Das trifft übrigens auch auf all das Wunderbare, Schöne, Liebenswerte zu, was du an und in anderen wahrnimmst und an ihnen vielleicht sogar bewunderst, all das muss auch in dir selbst vorhanden sein, denn sonst könntest du es gar nicht erkennen. Was dich berührt, sogar die Schönheit der Natur, spiegelt dir deine innere Schönheit. Wäre sie nicht in dir, hättest du keine Resonanz dafür, du könntest sie gar nicht wahrnehmen.
4. Frage: Welcher Mensch in deiner Kindheit oder Jugend verhielt sich ähnlich wie dein heutiger Arsch-Engel oder hatte ähnliche Eigenschaften wie er?

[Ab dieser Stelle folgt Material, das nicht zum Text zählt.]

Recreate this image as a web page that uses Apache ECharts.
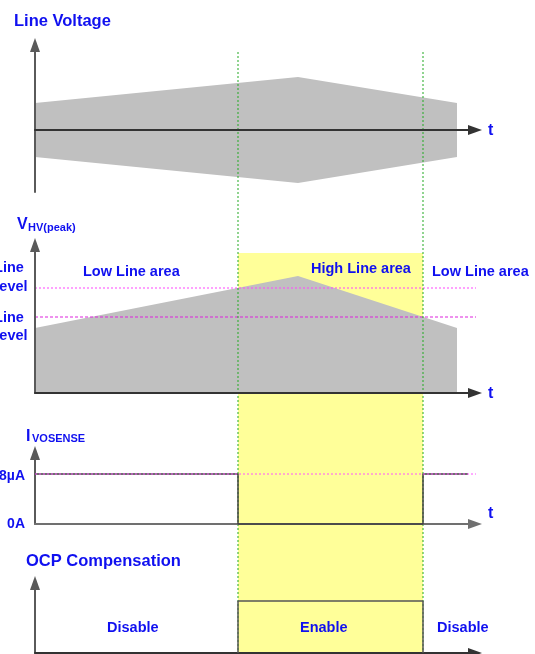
<!DOCTYPE html>
<html>
<head>
<meta charset="utf-8">
<script src="https://cdn.jsdelivr.net/npm/echarts@6/dist/echarts.min.js"></script>
<style>
html,body{margin:0;padding:0;background:#fff;}
#chart{width:535px;height:654px;}
</style>
</head>
<body>
<div id="chart"></div>
<script>
// ---- data (time axis in arbitrary units, 0 .. 440) ----
const timeMax = 440;
const levelLineEnd = 448;
const switchTimes = [203, 388];            // Low->High, High->Low line transitions
// Line voltage envelope (peak amplitude)
const lineVoltTime = [0, 263, 422];
const lineVoltAmp = [27, 53, 27];
// VHV(peak)
const vhvTime = [0, 263, 422];
const vhvPeak = [65, 117, 65];
const highLineLevel = 105;
const lowLineLevel = 76;
// I_VOSENSE (µA)
const iVosenseTime = [0, 203, 203, 388, 388, 433];
const iVosenseVal = [8, 8, 0, 0, 8, 8];
const iVosenseLevel = 8;
const iTickLabels = ['8µA', '0A'];
// OCP compensation (0 = disable, 1 = enable)
const ocpTime = [203, 203, 388, 388];
const ocpVal = [0, 1, 1, 0];
const areaLabels = ['Low Line area', 'High Line area', 'Low Line area'];
const ocpLabels = ['Disable', 'Enable', 'Disable'];

const BLUE = '#1010f0';
const FONT = 'Liberation Sans, Arial, sans-serif';
const zip = (a, b) => a.map((v, i) => [v, b[i]]);

const arrowLine = (color) => ({
  show: true, onZero: true, symbol: ['none', 'triangle'], symbolSize: [10, 14],
  lineStyle: { color: color, width: 2 }
});

function xAx(gi, color, show) {
  return {
    type: 'value', gridIndex: gi, min: 0, max: timeMax, z: 6,
    axisLine: show ? arrowLine(color) : { show: false },
    axisTick: { show: false }, axisLabel: { show: false }, splitLine: { show: false }
  };
}
function yAx(gi, min, max, show) {
  return {
    type: 'value', gridIndex: gi, min: min, max: max, z: 6,
    axisLine: show ? arrowLine('#5a5a5a') : { show: false },
    axisTick: { show: false }, axisLabel: { show: false }, splitLine: { show: false }
  };
}

const grids = [
  { left: 35, top: 45, width: 440, height: 147 },   // line voltage
  { left: 35, top: 245, width: 440, height: 148 },  // VHV(peak)
  { left: 35, top: 453, width: 440, height: 71 },   // I_VOSENSE
  { left: 35, top: 583, width: 440, height: 70 },   // OCP
  { left: 35, top: 253, width: 440, bottom: 0 },    // yellow band overlay
  { left: 35, top: 52, width: 440, bottom: 0 }      // green marker overlay
];

const xAxes = [xAx(0, '#333', true), xAx(1, '#333', true), xAx(2, '#707070', true), xAx(3, '#333', true), xAx(4, '', false), xAx(5, '', false)];
const yAxes = [yAx(0, -62, 85, true), yAx(1, 0, 148, true), yAx(2, 0, 11.36, true), yAx(3, 0, 1.346, true), yAx(4, 0, 1, false), yAx(5, 0, 1, false)];

const noSym = { symbol: 'none', silent: true, animation: false };
const series = [
  // yellow high-line band
  Object.assign({ type: 'line', xAxisIndex: 4, yAxisIndex: 4, z: 0,
    data: [[switchTimes[0], 1], [switchTimes[1], 1]],
    lineStyle: { width: 0 }, areaStyle: { color: '#ffff99', opacity: 1 } }, noSym),
  // line voltage envelope
  Object.assign({ type: 'line', xAxisIndex: 0, yAxisIndex: 0, z: 2,
    data: zip(lineVoltTime, lineVoltAmp), lineStyle: { width: 0 },
    areaStyle: { color: '#c0c0c0', opacity: 1 } }, noSym),
  Object.assign({ type: 'line', xAxisIndex: 0, yAxisIndex: 0, z: 2,
    data: zip(lineVoltTime, lineVoltAmp.map(v => -v)), lineStyle: { width: 0 },
    areaStyle: { color: '#c0c0c0', opacity: 1 } }, noSym),
  // VHV(peak)
  Object.assign({ type: 'line', xAxisIndex: 1, yAxisIndex: 1, z: 2,
    data: zip(vhvTime, vhvPeak), lineStyle: { width: 0 },
    areaStyle: { color: '#c0c0c0', opacity: 1 } }, noSym),
  Object.assign({ type: 'line', xAxisIndex: 1, yAxisIndex: 1, z: 3, clip: false,
    data: [[0, highLineLevel], [levelLineEnd, highLineLevel]],
    lineStyle: { color: '#ff44ff', width: 1, type: [2, 2] } }, noSym),
  Object.assign({ type: 'line', xAxisIndex: 1, yAxisIndex: 1, z: 3, clip: false,
    data: [[0, lowLineLevel], [levelLineEnd, lowLineLevel]],
    lineStyle: { color: '#dd22dd', width: 1, type: [3, 2] } }, noSym),
  // I_VOSENSE
  Object.assign({ type: 'line', xAxisIndex: 2, yAxisIndex: 2, z: 7, clip: false,
    data: zip(iVosenseTime, iVosenseVal),
    lineStyle: { color: '#404040', width: 1.5 } }, noSym),
  Object.assign({ type: 'line', xAxisIndex: 2, yAxisIndex: 2, z: 8, clip: false,
    data: [[0, iVosenseLevel], [levelLineEnd, iVosenseLevel]],
    lineStyle: { color: '#ff55ff', width: 1, type: [2, 2] } }, noSym),
  // OCP compensation
  Object.assign({ type: 'line', xAxisIndex: 3, yAxisIndex: 3, z: 7, clip: false,
    data: zip(ocpTime, ocpVal),
    lineStyle: { color: '#555', width: 1.5 } }, noSym),
  // green transition markers
  Object.assign({ type: 'line', xAxisIndex: 5, yAxisIndex: 5, z: 5,
    data: [[switchTimes[0], 0], [switchTimes[0], 1]],
    lineStyle: { color: '#22aa22', width: 1, type: [2, 2] } }, noSym),
  Object.assign({ type: 'line', xAxisIndex: 5, yAxisIndex: 5, z: 5,
    data: [[switchTimes[1], 0], [switchTimes[1], 1]],
    lineStyle: { color: '#22aa22', width: 1, type: [2, 2] } }, noSym)
];

function txt(text, x, y, size, align) {
  return { type: 'text', x: x, y: y, z: 100, silent: true,
    style: { text: text, fill: BLUE, font: 'bold ' + size + 'px ' + FONT,
      align: align || 'left', verticalAlign: 'middle' } };
}

const graphics = [
  txt('Line Voltage', 14, 21, 16.5),
  txt('t', 488, 131, 16),
  txt('V', 17, 225, 16),
  txt('HV(peak)', 28, 228, 11),
  txt('Line', 9, 268, 14.5, 'center'),
  txt('Level', 9, 287, 14.5, 'center'),
  txt('Line', 9, 318, 14.5, 'center'),
  txt('Level', 9, 336, 14.5, 'center'),
  txt(areaLabels[0], 83, 272, 14.5),
  txt(areaLabels[1], 311, 269, 14.5),
  txt(areaLabels[2], 432, 272, 14.5),
  txt('t', 488, 394, 16),
  txt('I', 26, 437, 16),
  txt('VOSENSE', 32, 439, 11),
  txt(iTickLabels[0], 25, 476, 14, 'right'),
  txt(iTickLabels[1], 25, 524, 14, 'right'),
  txt('t', 488, 514, 16),
  txt('OCP Compensation', 26, 561, 16.5),
  txt(ocpLabels[0], 107, 628, 14.5),
  txt(ocpLabels[1], 300, 628, 14.5),
  txt(ocpLabels[2], 437, 628, 14.5)
];

const chart = echarts.init(document.getElementById('chart'), null, { renderer: 'canvas' });
chart.setOption({
  animation: false,
  backgroundColor: '#ffffff',
  grid: grids,
  xAxis: xAxes,
  yAxis: yAxes,
  series: series,
  graphic: graphics
});
</script>
</body>
</html>
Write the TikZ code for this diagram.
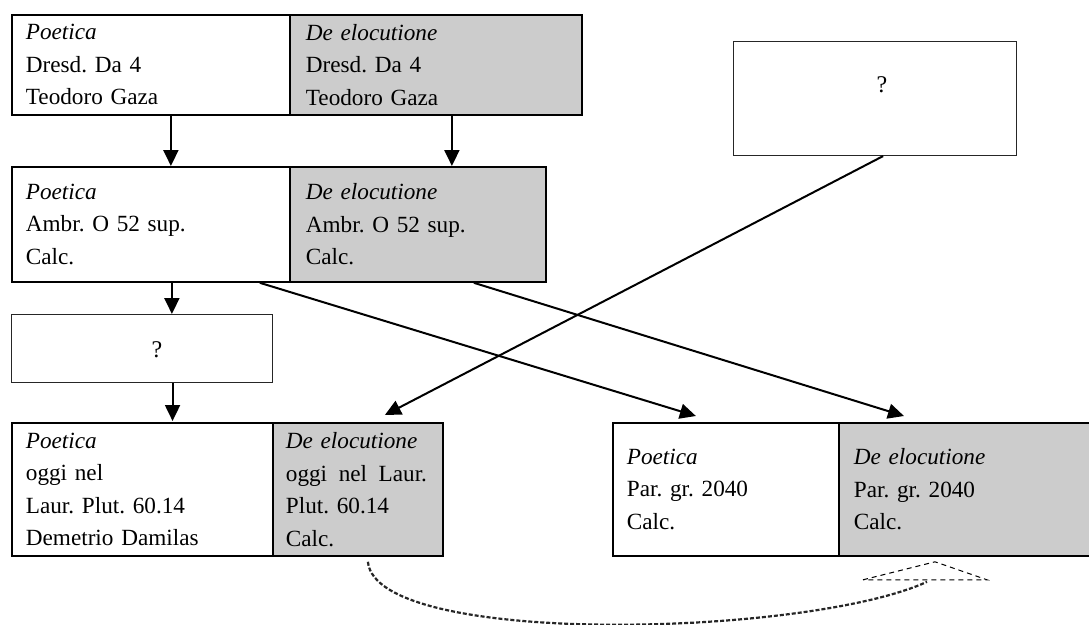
\documentclass[tikz,border=0pt]{standalone}
\usepackage{fontspec}
\setmainfont{Liberation Serif}
\usetikzlibrary{arrows.meta,calc}
\definecolor{cellgray}{RGB}{204,204,204}
\frenchspacing
\begin{document}
\begin{tikzpicture}[x=1pt,y=-1pt,
  cell/.style={draw=black,line width=1.8pt,anchor=north west,inner ysep=0pt,
    align=left,font=\fontsize{23.2}{32.5}\selectfont},
  grey/.style={fill=cellgray},
  qbox/.style={draw=black!85,line width=1.1pt,anchor=north west,inner sep=0pt},
  qtext/.style={font=\fontsize{24}{26}\selectfont,inner sep=0pt},
  arr/.style={line width=2pt,-{Triangle[length=16pt,width=15pt]}},
  dashcurve/.style={line width=2.2pt,dash pattern=on 4pt off 2pt,draw=black!85},
  dashtri/.style={line width=1pt,dash pattern=on 5pt off 4pt}]
\clip (0,0) rectangle (1089,624);
\fill[white] (0,0) rectangle (1089,624);
% row 1
\node[cell,fill=white,text width=250pt,minimum height=100pt,inner xsep=14pt] (P1) at (11,14)
  {\textit{Poetica}\\Dresd. Da 4\\Teodoro Gaza};
\node[cell,grey,text width=260pt,minimum height=100pt,inner xsep=16pt] (D1) at (289,14)
  {\textit{De elocutione}\\Dresd. Da 4\\Teodoro Gaza};
% row 2
\node[cell,fill=white,text width=250pt,minimum height=115pt,inner xsep=14pt] (P2) at (11,166)
  {\textit{Poetica}\\Ambr. O 52 sup.\\Calc.};
\node[cell,grey,text width=224pt,minimum height=115pt,inner xsep=16pt] (D2) at (289,166)
  {\textit{De elocutione}\\Ambr. O 52 sup.\\Calc.};
% lost intermediate
\node[qbox,minimum width=261pt,minimum height=68pt] (Q1) at (11,314) {};
\node[qtext] (Q1t) at (157,350) {?};
% right lost source
\node[qbox,minimum width=283pt,minimum height=114pt] (R) at (733,41) {};
\node[qtext] (Rt) at (882,85) {?};
% row 4 left
\node[cell,fill=white,text width=233pt,minimum height=133pt,inner xsep=14pt] (P3) at (11,422)
  {\textit{Poetica}\\oggi nel\\Laur. Plut. 60.14\\Demetrio Damilas};
\node[cell,grey,text width=144pt,minimum height=133pt,inner xsep=13pt] (D3) at (272,422)
  {\textit{De elocutione}\\oggi\hspace{0.5em}nel\hspace{0.5em}Laur.\\Plut. 60.14\\Calc.};
% row 4 right
\node[cell,fill=white,text width=198pt,minimum height=133pt,inner xsep=14pt] (P4) at (612,422)
  {\textit{Poetica}\\Par. gr. 2040\\Calc.};
\node[cell,grey,text width=240pt,minimum height=133pt,inner xsep=15pt] (D4) at (838,422)
  {\textit{De elocutione}\\Par. gr. 2040\\Calc.};
% connectors
\draw[arr] ([xshift=20pt]P1.south) -- ([xshift=20pt]P1.south |- P2.north);
\draw[arr] ([xshift=16pt]D1.south) -- ([xshift=16pt]D1.south |- D2.north);
\draw[arr] ([xshift=21pt]P2.south) -- ([xshift=21pt]P2.south |- Q1.north);
\draw[arr] ([xshift=30.5pt]Q1.south) -- ([xshift=30.5pt,yshift=1pt]Q1.south |- P3.north);
\draw[arr] ([xshift=8pt]R.south) -- ([xshift=27pt,yshift=7pt]D3.north);
\draw[arr] ([xshift=-31pt]P2.south east) -- ([xshift=-30pt,yshift=6pt]P4.north);
\draw[arr] ([xshift=56pt]D2.south) -- ([xshift=66pt,yshift=6pt]D4.north west);
% dashed relation
\coordinate (cs) at ([xshift=10pt,yshift=-5pt]D3.south);
\coordinate (ce) at ([xshift=89pt,yshift=-25pt]D4.south west);
\coordinate (tl) at ([xshift=25pt,yshift=-23pt]D4.south west);
\coordinate (ta) at ([xshift=97pt,yshift=-5pt]D4.south west);
\coordinate (tr) at ([xshift=149pt,yshift=-23pt]D4.south west);
\draw[dashcurve] (cs) .. controls ($(cs)+(8,86)$) and ($(ce)+(-120,55)$) .. (ce);
\draw[dashtri] (tl) -- (ta) -- (tr) -- cycle;
\end{tikzpicture}
\end{document}
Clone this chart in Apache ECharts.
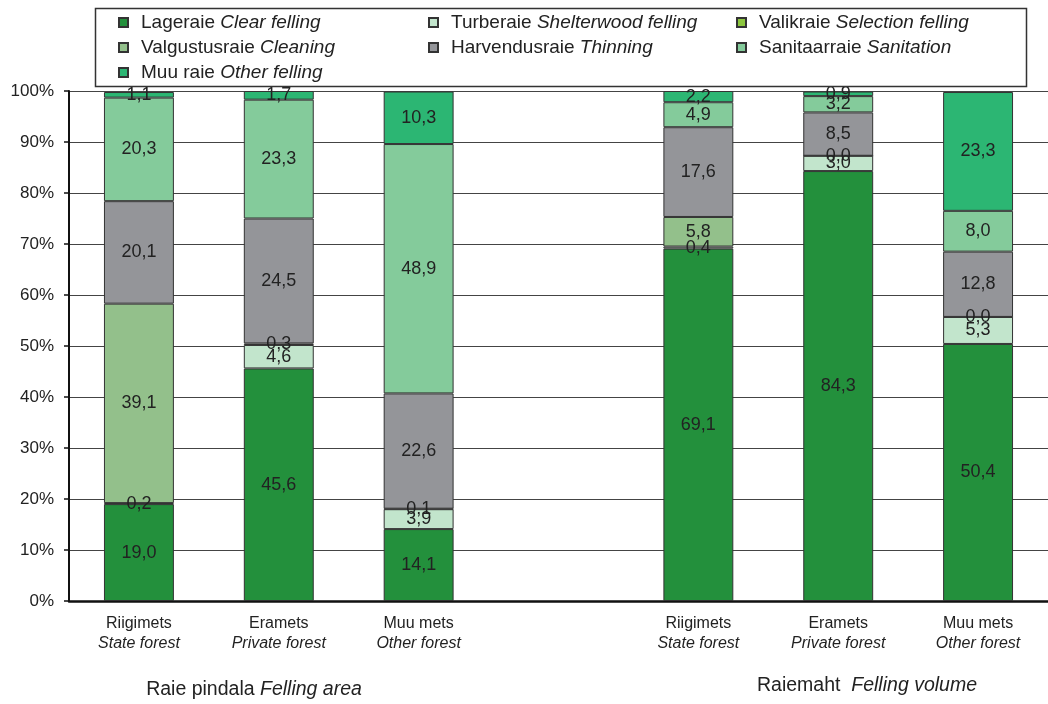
<!DOCTYPE html>
<html>
<head>
<meta charset="utf-8">
<script src="https://cdn.jsdelivr.net/npm/echarts@6/dist/echarts.min.js"></script>
<style>html,body{margin:0;padding:0;background:#fff;}#c{width:1048px;height:704px;}</style>
</head>
<body>
<div id="c"></div>
<script>
// ---- data ----
const categoriesEt = ['Riigimets', 'Eramets', 'Muu mets', '', 'Riigimets', 'Eramets', 'Muu mets'];
const categoriesEn = ['State forest', 'Private forest', 'Other forest', '', 'State forest', 'Private forest', 'Other forest'];
const seriesNamesEt = ['Lageraie', 'Turberaie', 'Valikraie', 'Valgustusraie', 'Harvendusraie', 'Sanitaarraie', 'Muu raie'];
const seriesNamesEn = ['Clear felling', 'Shelterwood felling', 'Selection felling', 'Cleaning', 'Thinning', 'Sanitation', 'Other felling'];
const lageraie      = [19.0, 45.6, 14.1, null, 69.1, 84.3, 50.4];
const turberaie     = [0.2, 4.6, 3.9, null, 0.4, 3.0, 5.3];
const valikraie     = [null, 0.3, 0.1, null, null, 0.0, 0.0];
const valgustusraie = [39.1, null, null, null, 5.8, null, null];
const harvendusraie = [20.1, 24.5, 22.6, null, 17.6, 8.5, 12.8];
const sanitaarraie  = [20.3, 23.3, 48.9, null, 4.9, 3.2, 8.0];
const muuRaie       = [1.1, 1.7, 10.3, null, 2.2, 0.9, 23.3];
const yTicks = [0, 10, 20, 30, 40, 50, 60, 70, 80, 90, 100];
const groupLabels = [['Raie pindala ', 'Felling area'], ['Raiemaht  ', 'Felling volume']];

const seriesValues = [lageraie, turberaie, valikraie, valgustusraie, harvendusraie, sanitaarraie, muuRaie];
const colors = ['#23903c', '#c2e5cc', '#8cc63e', '#93c08b', '#949599', '#84cb9b', '#2cb673'];
const FONT = '"Liberation Sans", Arial, sans-serif';

const enByEt = {};
seriesNamesEt.forEach((n, i) => enByEt[n] = seriesNamesEn[i]);

const series = seriesNamesEt.map((name, i) => ({
  name: name,
  type: 'bar',
  stack: 'total',
  barWidth: '50%',
  data: seriesValues[i],
  itemStyle: { color: colors[i], borderColor: '#333', borderWidth: 1 },
  label: {
    show: true,
    position: 'inside',
    fontFamily: FONT,
    fontSize: 18,
    color: '#222',
    formatter: p => (p.value === null || p.value === undefined) ? '' : Number(p.value).toFixed(1).replace('.', ',')
  },
  emphasis: { disabled: true }
}));

const legendRich = {
  a: { fontFamily: FONT, fontSize: 19, color: '#222', padding: [0, 0, 0, 8] },
  b: { fontFamily: FONT, fontSize: 19, color: '#222', fontStyle: 'italic' }
};
function makeLegend(names, left) {
  return {
    data: names,
    orient: 'vertical',
    left: left,
    top: 12,
    itemWidth: 9,
    itemHeight: 9,
    itemGap: 4,
    padding: 0,
    selectedMode: false,
    icon: 'rect',
    formatter: n => '{a|' + n + ' }{b|' + enByEt[n] + '}',
    textStyle: { lineHeight: 21, rich: legendRich }
  };
}

const chart = echarts.init(document.getElementById('c'), null, { renderer: 'canvas' });
chart.setOption({
  animation: false,
  backgroundColor: '#fff',
  grid: { left: 69, right: -7, top: 91, bottom: 103, containLabel: false },
  legend: [
    makeLegend(['Lageraie', 'Valgustusraie', 'Muu raie'], 118),
    makeLegend(['Turberaie', 'Harvendusraie'], 428),
    makeLegend(['Valikraie', 'Sanitaarraie'], 736)
  ],
  xAxis: {
    type: 'category',
    data: categoriesEt,
    axisLine: { show: true, lineStyle: { color: '#111', width: 2.5 } },
    axisTick: { show: false },
    splitLine: { show: false },
    axisLabel: {
      interval: 0,
      margin: 13,
      formatter: (v, i) => v ? '{a|' + v + '}\n{b|' + categoriesEn[i] + '}' : '',
      rich: {
        a: { fontFamily: FONT, fontSize: 16, color: '#222', lineHeight: 20 },
        b: { fontFamily: FONT, fontSize: 16, color: '#222', fontStyle: 'italic', lineHeight: 20 }
      }
    }
  },
  yAxis: {
    type: 'value',
    min: yTicks[0],
    max: yTicks[yTicks.length - 1],
    interval: 10,
    axisLine: { show: true, lineStyle: { color: '#111', width: 2 } },
    axisTick: { show: true, inside: false, length: 5, lineStyle: { color: '#111', width: 1.5 } },
    splitLine: { show: true, lineStyle: { color: '#444', width: 1.2 } },
    axisLabel: { fontFamily: FONT, fontSize: 17, color: '#222', margin: 15, formatter: '{value}%' }
  },
  graphic: [
    { type: 'rect', left: 93, top: 6, shape: { width: 931, height: 78 },
      style: { fill: 'none', stroke: '#333', lineWidth: 1.5 }, z: 100 },
    { type: 'text', x: 254, y: 690,
      style: { text: '{a|' + groupLabels[0][0] + '}{b|' + groupLabels[0][1] + '}', align: 'center', verticalAlign: 'middle',
        rich: { a: { fontFamily: FONT, fontSize: 19.5, fill: '#222' }, b: { fontFamily: FONT, fontSize: 19.5, fill: '#222', fontStyle: 'italic' } } } },
    { type: 'text', x: 867, y: 686,
      style: { text: '{a|' + groupLabels[1][0] + '}{b|' + groupLabels[1][1] + '}', align: 'center', verticalAlign: 'middle',
        rich: { a: { fontFamily: FONT, fontSize: 19.5, fill: '#222' }, b: { fontFamily: FONT, fontSize: 19.5, fill: '#222', fontStyle: 'italic' } } } }
  ],
  series: series
});
</script>
</body>
</html>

An wen erinnert dich dieser Mensch? Bei wem hast du damals ähnlich gefühlt und reagiert? (zum Beispiel bei Vater, Mutter, Bruder, Schwester, Nachbarskind, Cousin, Cousine …)
Die meisten unserer Konflikte im Erwachsenenalter sind die Folge der Erfahrungen und Verstrickungen mit den Schlüsselpersonen unserer Kindheit und Jugend. Und so sind die meisten Arsch-Engel der Gegenwart nur Platzhalter für jene Menschen der ersten Jahre unseres Lebens.